P05Session 1 (Thursday 9 January 2025, 15:25-17:30)Are you interested in making a monaural speech intelligibility model binaural?
When a target speech source is spatially separated from competing sound sources, the target intelligibility is improved thanks to binaural hearing, compared to situations with co-located sources or monaural listening. This spatial release from masking (SRM) cannot be predicted by monaural speech intelligibility models. We are presenting here a binaural front-end that can be combined with monaural models to account for SRM. This front-end is based on the MBSTOI metric. It is implemented in the temporal domain, so that from the noisy speech signals at the two ears it produces a binaurally-enhanced monaural signal that can then be evaluated by monaural intelligibility models.
The front-end was tested here in combination with the monaural model HASPI (Hearing Aid Speech Perception Index) that allows intelligibility predictions for speech degraded by additive noise, reverberation, spectral changes, and nonlinear distortion. HASPI compares the degraded noisy speech signal to a clean speech reference, and accounts for hearing impairment by incorporating a model of the auditory periphery that can represent both impaired and normal hearing.

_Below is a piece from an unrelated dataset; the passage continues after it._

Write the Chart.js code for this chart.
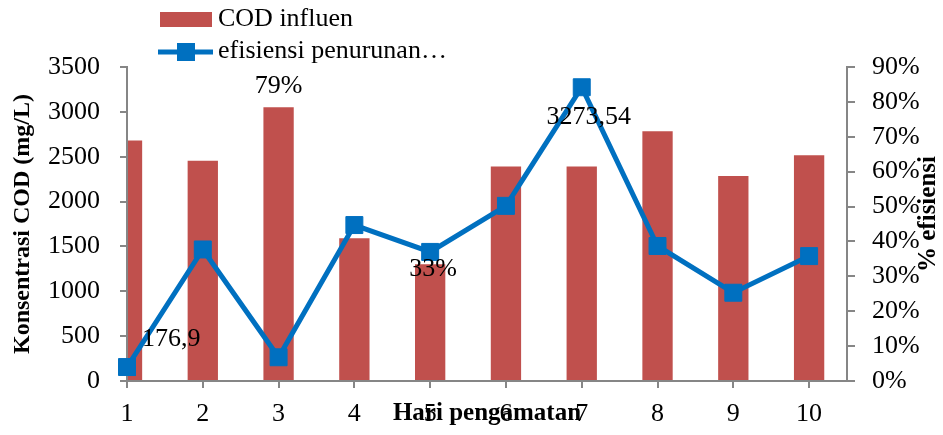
<!DOCTYPE html>
<html>
<head>
<meta charset="utf-8">
<script src="https://cdn.jsdelivr.net/npm/chart.js@4"></script>
<style>
  html, body { margin: 0; padding: 0; background: #fff; }
  #wrap { width: 943px; height: 435px; position: relative; }
</style>
</head>
<body>
<div id="wrap"><canvas id="codChart"></canvas></div>
<script>
// Datos del gráfico
const hari = [1, 2, 3, 4, 5, 6, 7, 8, 9, 10];
const codInfluen = [2680, 2455, 3050, 1590, 1300, 2390, 2390, 2785, 2285, 2515];
const efisiensi = [4, 37.7, 6.8, 44.7, 37, 50.2, 84.2, 38.7, 25.3, 35.8];
const labelSeries = ['COD influen', 'efisiensi penurunan…'];
const anotasi = ['176,9', '79%', '33%', '3273,54'];

const abu = '#868686';
const merah = '#C0504D';
const biru = '#0070C0';
const fontSerif = '"Liberation Serif", "Times New Roman", serif';

// Etiquetas de datos sueltas, pegadas a puntos/barras concretos
const posAnotasi = [
  { ds: 0, i: 0, dx: 15, dy: -28, align: 'left' },
  { ds: 1, i: 2, dx: 0, dy: -21, align: 'center' },
  { ds: 0, i: 4, dx: 3, dy: 17, align: 'center' },
  { ds: 0, i: 6, dx: 7, dy: 30, align: 'center' }
];

const pluginExtra = {
  id: 'pluginExtra',
  afterDatasetsDraw(chart) {
    const ctx = chart.ctx;
    ctx.save();
    ctx.font = '26px ' + fontSerif;
    ctx.fillStyle = '#000';
    ctx.textBaseline = 'middle';
    posAnotasi.forEach((p, k) => {
      const el = chart.getDatasetMeta(p.ds).data[p.i];
      ctx.textAlign = p.align;
      ctx.fillText(anotasi[k], el.x + p.dx, el.y + p.dy);
    });
    ctx.restore();
  },
  afterDraw(chart) {
    const ctx = chart.ctx;
    // el primer marcador va encima del eje
    chart.getDatasetMeta(0).data[0].draw(ctx, chart.chartArea);
    ctx.save();
    // leyenda manual (dos filas)
    ctx.fillStyle = merah;
    ctx.fillRect(160, 12, 52, 15);
    ctx.strokeStyle = biru;
    ctx.lineWidth = 5;
    ctx.beginPath();
    ctx.moveTo(158, 52);
    ctx.lineTo(213, 52);
    ctx.stroke();
    ctx.fillStyle = biru;
    ctx.fillRect(177, 43, 18, 18);
    ctx.fillStyle = '#000';
    ctx.font = '26px ' + fontSerif;
    ctx.textAlign = 'left';
    ctx.textBaseline = 'middle';
    ctx.fillText(labelSeries[0], 218, 19);
    ctx.fillText(labelSeries[1], 218, 51);
    // título del eje derecho (se lee de abajo arriba)
    const area = chart.chartArea;
    ctx.translate(929, (area.top + area.bottom) / 2 - 10);
    ctx.rotate(-Math.PI / 2);
    ctx.font = 'bold 25px ' + fontSerif;
    ctx.textAlign = 'center';
    ctx.fillText('% efisiensi', 0, 0);
    ctx.restore();
  }
};

new Chart(document.getElementById('codChart'), {
  type: 'bar',
  data: {
    datasets: [
      {
        type: 'line',
        label: labelSeries[1],
        data: hari.map((h, i) => ({ x: h, y: efisiensi[i] })),
        yAxisID: 'y1',
        borderColor: biru,
        backgroundColor: biru,
        borderWidth: 5,
        tension: 0,
        pointStyle: 'rect',
        pointRadius: 12,
        pointBorderWidth: 1,
        order: 1
      },
      {
        label: labelSeries[0],
        data: hari.map((h, i) => ({ x: h, y: codInfluen[i] })),
        yAxisID: 'y',
        backgroundColor: merah,
        barPercentage: 0.4,
        categoryPercentage: 1,
        clip: 0,
        order: 2
      }
    ]
  },
  options: {
    responsive: true,
    maintainAspectRatio: false,
    animation: false,
    layout: { padding: { top: 67, left: 0, right: 0, bottom: 0 } },
    plugins: {
      legend: { display: false },
      tooltip: { enabled: false }
    },
    scales: {
      x: {
        type: 'linear',
        min: 1,
        max: 10.5,
        offset: false,
        afterFit(s) { s.height = 54; },
        ticks: {
          stepSize: 1,
          includeBounds: false,
          color: '#000',
          padding: 11,
          font: { family: fontSerif, size: 26 }
        },
        grid: { offset: false, drawOnChartArea: false, color: abu, lineWidth: 2, tickLength: 7 },
        border: { color: abu, width: 2 },
        title: {
          display: true,
          text: 'Hari pengamatan',
          color: '#000',
          padding: { top: 0, bottom: 6 },
          font: { family: fontSerif, size: 25, weight: 'bold' }
        }
      },
      y: {
        position: 'left',
        min: 0,
        max: 3500,
        // fondo blanco del eje pintado después de las barras: corta la primera barra
        backgroundColor: '#fff',
        afterFit(s) { s.width = 127; },
        ticks: {
          z: 2,
          stepSize: 500,
          color: '#000',
          padding: 20,
          font: { family: fontSerif, size: 26 },
          callback: v => String(v)
        },
        grid: { z: 1, drawOnChartArea: false, color: abu, lineWidth: 2, tickLength: 7 },
        border: { z: 1, color: abu, width: 2 },
        title: {
          display: true,
          text: 'Konsentrasi COD (mg/L)',
          color: '#000',
          padding: { top: 8, bottom: 0 },
          font: { family: fontSerif, size: 24, weight: 'bold' }
        }
      },
      y1: {
        position: 'right',
        min: 0,
        max: 90,
        afterFit(s) { s.width = 96; },
        ticks: {
          stepSize: 10,
          color: '#000',
          padding: 17,
          font: { family: fontSerif, size: 26 },
          callback: v => v + '%'
        },
        grid: { drawOnChartArea: false, color: abu, lineWidth: 2, tickLength: 8 },
        border: { color: abu, width: 2 }
      }
    }
  },
  plugins: [pluginExtra]
});
</script>
</body>
</html>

The model predictions, with or without the use of the binaural front-end, were compared to intelligibility scores from three datasets all involving sound reproduction with headphones, normal-hearing listeners, anechoic conditions, and a frontal (Danish) speech source. In dataset 1, a single stationary speech-shaped noise (SSN) was tested at ten azimuths around the listener at six signal-to-noise ratios (SNRs). In dataset 2, three azimuths and six SNRs were tested for an SSN or a non-stationary noise, with or without ideal binary mask (IBM) processing, which simulates noise reduction in hearing aids. In dataset 3, the competing sound was obtained by mixing in seven different proportions the ear signals resulting from three sources: an SSN simulated at 0-degree azimuth (co-located with the target speech), a diffuse noise coming from all directions, and an SSN simulated at 115-degree azimuth. This noise mixture was tested at eight SNRs.
Because HASPI was originally developed to predict percent correct for English sentences at positive SNRs, the model back-end was re-fitted to predict percent correct for Danish words measured at negative SNRs. This new fitting was done using only the co-located conditions of the three datasets, in which there was no SRM or binaural effects involved.